WHAT YOU NEED TO DO: Transcribe the listing exactly, leaving out every picture.

------

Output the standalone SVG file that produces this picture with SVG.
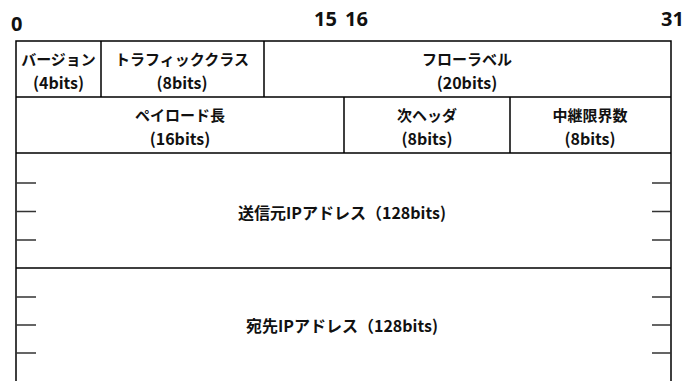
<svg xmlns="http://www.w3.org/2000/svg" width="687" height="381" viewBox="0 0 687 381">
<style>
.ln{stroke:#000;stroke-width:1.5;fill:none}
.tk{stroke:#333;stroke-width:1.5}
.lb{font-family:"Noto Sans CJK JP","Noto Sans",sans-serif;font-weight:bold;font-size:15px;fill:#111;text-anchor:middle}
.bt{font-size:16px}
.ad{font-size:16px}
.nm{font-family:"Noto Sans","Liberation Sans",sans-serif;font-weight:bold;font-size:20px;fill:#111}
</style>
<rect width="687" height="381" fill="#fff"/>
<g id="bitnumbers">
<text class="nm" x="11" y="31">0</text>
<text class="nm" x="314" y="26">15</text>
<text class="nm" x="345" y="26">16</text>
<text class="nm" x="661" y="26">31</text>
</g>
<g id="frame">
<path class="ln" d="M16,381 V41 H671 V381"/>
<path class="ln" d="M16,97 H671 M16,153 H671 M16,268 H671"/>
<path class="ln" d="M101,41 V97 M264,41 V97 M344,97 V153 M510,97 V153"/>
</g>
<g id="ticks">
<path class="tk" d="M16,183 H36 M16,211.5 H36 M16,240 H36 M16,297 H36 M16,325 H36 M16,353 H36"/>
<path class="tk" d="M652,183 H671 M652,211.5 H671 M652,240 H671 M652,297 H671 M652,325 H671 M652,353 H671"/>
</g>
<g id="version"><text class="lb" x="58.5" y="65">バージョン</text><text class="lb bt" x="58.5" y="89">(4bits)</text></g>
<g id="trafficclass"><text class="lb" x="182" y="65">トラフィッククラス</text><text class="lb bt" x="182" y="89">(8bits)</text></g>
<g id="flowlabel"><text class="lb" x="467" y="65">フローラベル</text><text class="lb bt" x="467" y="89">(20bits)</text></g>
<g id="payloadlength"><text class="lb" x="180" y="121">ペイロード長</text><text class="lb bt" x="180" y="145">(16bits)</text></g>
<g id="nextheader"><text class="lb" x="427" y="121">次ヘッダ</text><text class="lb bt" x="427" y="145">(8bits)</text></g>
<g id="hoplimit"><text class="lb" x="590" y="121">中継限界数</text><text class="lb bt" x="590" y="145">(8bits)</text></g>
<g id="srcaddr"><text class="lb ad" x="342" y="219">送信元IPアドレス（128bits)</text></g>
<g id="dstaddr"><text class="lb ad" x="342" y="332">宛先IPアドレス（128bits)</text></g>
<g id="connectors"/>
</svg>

------

RESULT FOR THIS EXERCISE:
Output the standalone SVG file that produces this picture with SVG.
<svg xmlns="http://www.w3.org/2000/svg" width="687" height="381" viewBox="0 0 687 381">
<style>
.ln{stroke:#000;stroke-width:1.5;fill:none}
.tk{stroke:#333;stroke-width:1.5}
.lb{font-family:"Noto Sans CJK JP","Noto Sans",sans-serif;font-weight:bold;font-size:15px;fill:#111;text-anchor:middle}
.bt{font-size:16px}
.ad{font-size:16px}
.nm{font-family:"Noto Sans","Liberation Sans",sans-serif;font-weight:bold;font-size:20px;fill:#111}
</style>
<rect width="687" height="381" fill="#fff"/>
<g id="bitnumbers">
<text class="nm" x="11" y="31">0</text>
<text class="nm" x="314" y="26">15</text>
<text class="nm" x="345" y="26">16</text>
<text class="nm" x="661" y="26">31</text>
</g>
<g id="frame">
<path class="ln" d="M16,381 V41 H671 V381"/>
<path class="ln" d="M16,97 H671 M16,153 H671 M16,268 H671"/>
<path class="ln" d="M101,41 V97 M264,41 V97 M344,97 V153 M510,97 V153"/>
</g>
<g id="ticks">
<path class="tk" d="M16,183 H36 M16,211.5 H36 M16,240 H36 M16,297 H36 M16,325 H36 M16,353 H36"/>
<path class="tk" d="M652,183 H671 M652,211.5 H671 M652,240 H671 M652,297 H671 M652,325 H671 M652,353 H671"/>
</g>
<g id="version"><text class="lb" x="58.5" y="65">バージョン</text><text class="lb bt" x="58.5" y="89">(4bits)</text></g>
<g id="trafficclass"><text class="lb" x="182" y="65">トラフィッククラス</text><text class="lb bt" x="182" y="89">(8bits)</text></g>
<g id="flowlabel"><text class="lb" x="467" y="65">フローラベル</text><text class="lb bt" x="467" y="89">(20bits)</text></g>
<g id="payloadlength"><text class="lb" x="180" y="121">ペイロード長</text><text class="lb bt" x="180" y="145">(16bits)</text></g>
<g id="nextheader"><text class="lb" x="427" y="121">次ヘッダ</text><text class="lb bt" x="427" y="145">(8bits)</text></g>
<g id="hoplimit"><text class="lb" x="590" y="121">中継限界数</text><text class="lb bt" x="590" y="145">(8bits)</text></g>
<g id="srcaddr"><text class="lb ad" x="342" y="219">送信元IPアドレス（128bits)</text></g>
<g id="dstaddr"><text class="lb ad" x="342" y="332">宛先IPアドレス（128bits)</text></g>
<g id="connectors"/>
</svg>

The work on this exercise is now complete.